Come convincere le persone a ridurre il contenuto di carne? Semplice, basta non definire gli alimenti “vegani”. Uno studio condotto dalla City University of New York ha dimostrato che le persone sono più allettate da un prodotto che si spaccia per “salutare” o “sostenibile” piuttosto che vegetale.
Le etichette vegan non funzionano
«Le etichette che enfatizzano i benefici di un prodotto potrebbero essere molto meglio di quelle che pongono l’accento sul contenuto di un prodotto, specialmente quando si tratta di cibi vegani» ha spiegato Patrycja Sleboda, a capo del gruppo di ricerca che ha condotto l’esperimento su base nazionale coinvolgendo più di 7mila americani, a cui è stata data la possibilità di scegliere tra cesti regalo con o senza prodotti animali. I cesti senza carne erano etichettati in maniera diversa tra loro, alcuni come “vegani”, altri “vegetali”, “salutari”, “sostenibili” o anche “vegani e sostenibili”.
Solo il 20% dei partecipanti ha scelto i cestini “vegani”, il 27% quelli “vegetali” mentre la maggior parte – più del 40% - ha optato per “salutari” e “sostenibili”. Un dato che potrebbe essere significativo per il mercato plant-based, che potrebbe puntare proprio su nomi diversi per catturare di più l’attenzione del pubblico. «Non parliamo di nascondere il contenuto del prodotto» ha specificato Wändi Bruine de Bruin, tra gli autori dello studio, «durante la nostra ricerca abbiamo descritto ogni singolo prodotto presente nel cestino, solo non lo abbiamo etichettato come “vegano”».
Chi ha paura dei prodotti vegani?
Ma perché la parola “vegano” è così respingente? I ricercatori hanno notato che il termine viene spesso associato a qualcosa di negativo, in parte perché potrebbe evidenziare qualche mancanza nel prodotto, anziché sottolinearne i benefici. «Quando si parla di “sostenibile” o “salutare” il prodotto diventa immediatamente più attraente, forse perché è un’aggiunta, anziché una carenza». Insomma, descrivere un cibo “con vantaggi” per l’ambiente o la salute funziona di più che etichettarlo come “senza uova e latte”.
Le considerazioni da fare, però, sarebbero molte altre: il senso di colpa che spesso scaturisce dai dibattiti con persone vegane, l'automatica dissociazione tra animale e carne che avviene nella nostra mente quando ci mettiamo a tavola, e che un'etichette verde mette in evidenza e ci costringe a guardare, e anche lo scetticismo ancora diffuso verso alcuni prodotti come soia, seitan e simili.

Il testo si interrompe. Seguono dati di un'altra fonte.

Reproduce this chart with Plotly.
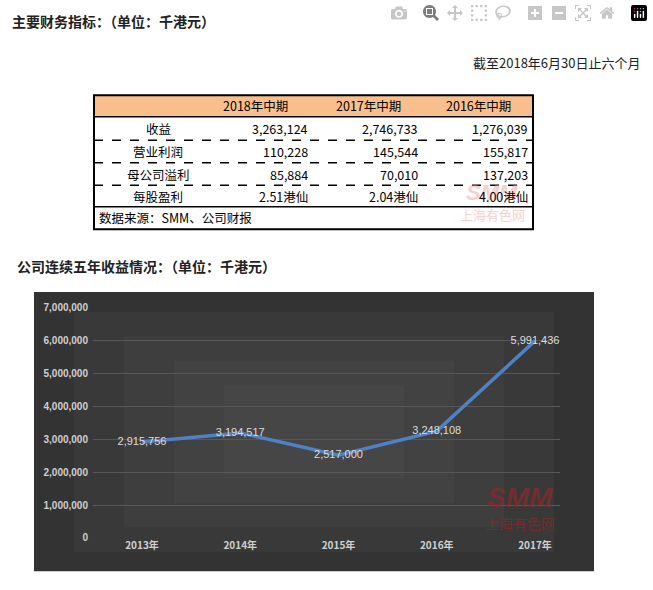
import plotly.graph_objects as go

W, H = 653, 590
years = ["2013年", "2014年", "2015年", "2016年", "2017年"]
revenue = [2915756, 3194517, 2517000, 3248108, 5991436]
y_ticks = [0, 1000000, 2000000, 3000000, 4000000, 5000000, 6000000, 7000000]

tbl_header = ["", "2018年中期", "2017年中期", "2016年中期"]
tbl_labels = ["收益", "营业利润", "母公司溢利", "每股盈利"]
tbl_2018 = ["3,263,124", "110,228", "85,884", "2.51港仙"]
tbl_2017 = ["2,746,733", "145,544", "70,010", "2.04港仙"]
tbl_2016 = ["1,276,039", "155,817", "137,203", "4.00港仙"]
tbl_source = "数据来源：SMM、公司财报"

px = lambda x: x / W
py = lambda y: 1 - y / H

FONT = "Noto Sans CJK SC"
fig = go.Figure()
fig.add_trace(go.Scatter(
    x=years, y=revenue, mode="lines+text",
    line=dict(color="#4f81c4", width=3.5),
    text=[f"{v:,}" for v in revenue], textposition="middle center",
    textfont=dict(color="#dcdcdc", size=11, family="Liberation Sans"),
    cliponaxis=False, hoverinfo="skip"))

shapes, ann = [], []
# chart background with soft radial-ish gradient
shapes.append(dict(type="rect", xref="paper", yref="paper", x0=px(34), x1=px(594), y0=py(577), y1=py(292),
                   fillcolor="#333333", line=dict(width=0), layer="below"))
for k, (dx, dy) in enumerate([(40, 20), (90, 45), (140, 70), (190, 95)]):
    shapes.append(dict(type="rect", xref="paper", yref="paper", x0=px(34 + dx), x1=px(594 - dx),
                       y0=py(577 - dy), y1=py(292 + dy),
                       fillcolor="#5a5a5a", line=dict(width=0), layer="below", opacity=0.18))
# table
tx0, tx1 = 94, 533
rows = [91, 113, 137, 160, 183, 205, 228]
shapes.append(dict(type="rect", xref="paper", yref="paper", x0=px(tx0), x1=px(tx1), y0=py(113), y1=py(91),
                   fillcolor="#f8bf8d", line=dict(width=0)))
shapes.append(dict(type="rect", xref="paper", yref="paper", x0=px(tx0), x1=px(tx1), y0=py(228), y1=py(91),
                   line=dict(color="black", width=2)))
for r in (113, 205):
    shapes.append(dict(type="line", xref="paper", yref="paper", x0=px(tx0), x1=px(tx1), y0=py(r), y1=py(r),
                       line=dict(color="black", width=1.5)))
for r in rows[2:5]:
    shapes.append(dict(type="line", xref="paper", yref="paper", x0=px(tx0), x1=px(tx1), y0=py(r), y1=py(r),
                       line=dict(color="black", width=1.5, dash="dash")))
shapes.append(dict(type="line", xref="paper", yref="paper", x0=px(634), x1=px(634), y0=py(0), y1=py(14),
                   line=dict(color="#333", width=1.5)))

def a(x, y, t, size=12, color="black", xanchor="center", bold=False, font=FONT, opacity=1):
    ann.append(dict(x=px(x), y=py(y), xref="paper", yref="paper", text=f"<b>{t}</b>" if bold else t,
                    showarrow=False, xanchor=xanchor, yanchor="middle",
                    font=dict(size=size, color=color, family=font), opacity=opacity))

# watermarks first (behind text)
a(492, 190, "<b><i>SMM</i></b>", 22, "#f4a0a0", opacity=0.5, font="Liberation Sans")
a(492, 213, "上海有色网", 13, "#f4a0a0", opacity=0.5)
a(520, 502, "<b><i>SMM</i></b>", 28, "#8a2a2a", opacity=0.7, font="Liberation Sans")
a(520, 528, "上海有色网", 14, "#8a2a2a", opacity=0.7)

a(10, 15, "主要财务指标：（单位：千港元）", 14, "#222", "left", True)
a(643, 58, "截至2018年6月30日止六个月", 13, "#222", "right")
a(15, 265, "公司连续五年收益情况：（单位：千港元）", 14, "#222", "left", True)

hc = [255, 368, 478]
for i in range(1, 4):
    a(hc[i - 1], 102, tbl_header[i], 12.5)
rc = [(rows[i] + rows[i + 1]) / 2 for i in range(1, 5)]
for i, lab in enumerate(tbl_labels):
    a(158, rc[i], lab, 12.5)
    a(310, rc[i], tbl_2018[i], 12.5, xanchor="right")
    a(420, rc[i], tbl_2017[i], 12.5, xanchor="right")
    a(530, rc[i], tbl_2016[i], 12.5, xanchor="right")
a(97, 216, tbl_source, 12.5, xanchor="left")

s = (535 - 142) / 4
r0 = -(142 - 93) / s
r1 = r0 + (560 - 93) / s
fig.update_layout(
    width=W, height=H, margin=dict(l=0, r=0, t=0, b=0),
    paper_bgcolor="white", plot_bgcolor="rgba(0,0,0,0)", showlegend=False,
    shapes=shapes, annotations=ann,
    xaxis=dict(domain=[px(93), px(560)], range=[r0, r1], showgrid=False, zeroline=False,
               tickfont=dict(color="#d0d0d0", size=10, family=FONT, weight="bold"), ticks="", showline=False),
    yaxis=dict(domain=[py(543), py(308)], range=[0, 7000000], tickvals=y_ticks,
               ticktext=[f"{v:,}" for v in y_ticks], gridcolor="#585858", gridwidth=1, zeroline=False,
               tickfont=dict(color="#d0d0d0", size=10, family="Liberation Sans", weight="bold"), ticks="",
               ticklabelstandoff=4),
)
fig.write_html("out.html", post_script="document.body.style.margin='0';document.body.style.overflow='hidden';")
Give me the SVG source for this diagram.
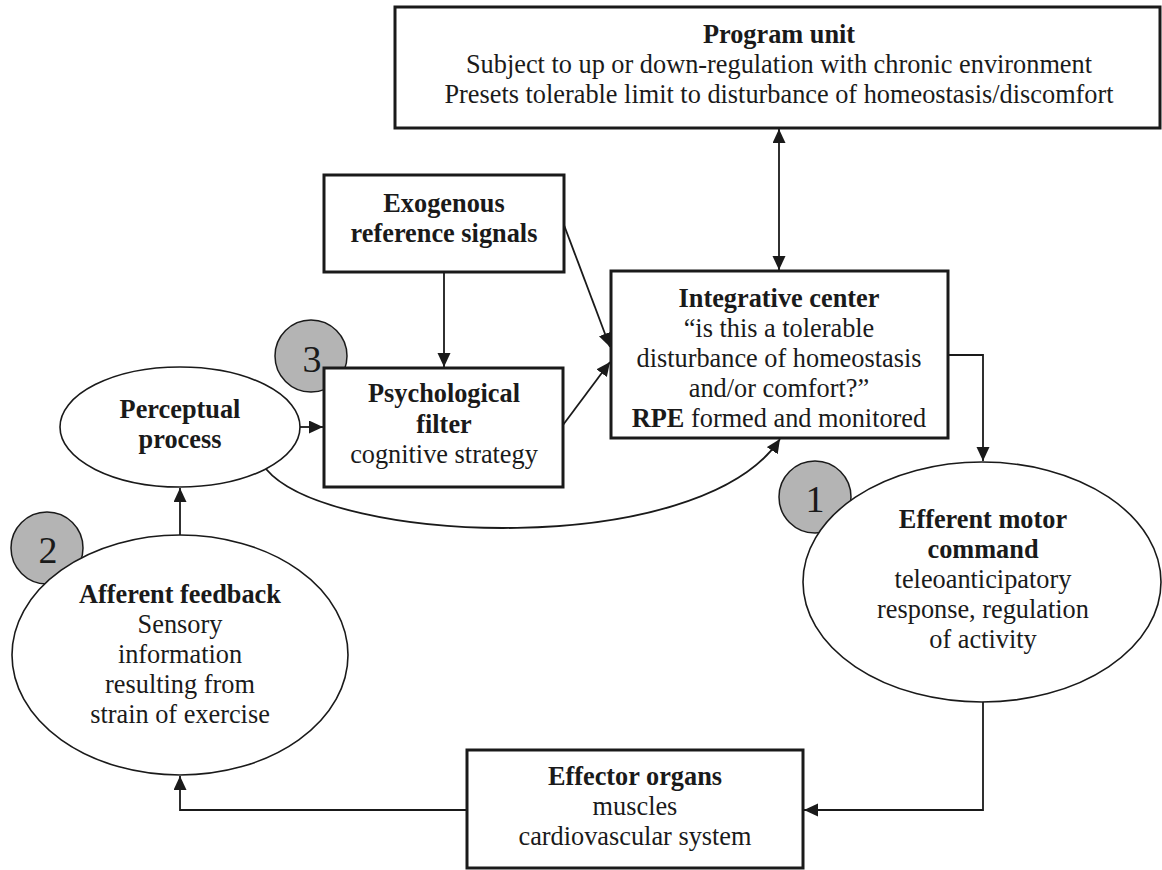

Ma lasciamo che siano gli scienziati a tirare le somme.
Le etichette d'avvertenza
L’obiettivo dello studio era quello di cercare un modo per convincere sempre più americani a ridurre il consumo di carne, ma sembra che a prescindere dalle etichette, i cestini più popolari siano stati comunque quelli con prodotti animali. «Se vogliamo cambiare davvero le cose, allora la strada da fare è ancora lunga» ha aggiunto Jack Hughes, ricercatore e psicologo dell’università di Durham, in Inghilterra, da tempo impegnato nello studio delle etichette alimentari.
Hughes si è concentrato soprattutto sui pacchetti di sigarette e le immagini a corredo, che pensa potrebbero essere utili anche sulle confezioni di carne, magari mostrando la correlazione tra allevamenti intensivi e inquinamento (in Inghilterra, c'è già chi sta sperimentando questa tecnica, con buoni risultati) «Concentrarsi sulle conseguenze dei comportamenti degli individui è importante, ma l’informazione deve essere accattivante, credibili e facilmente comprensibile da tutti».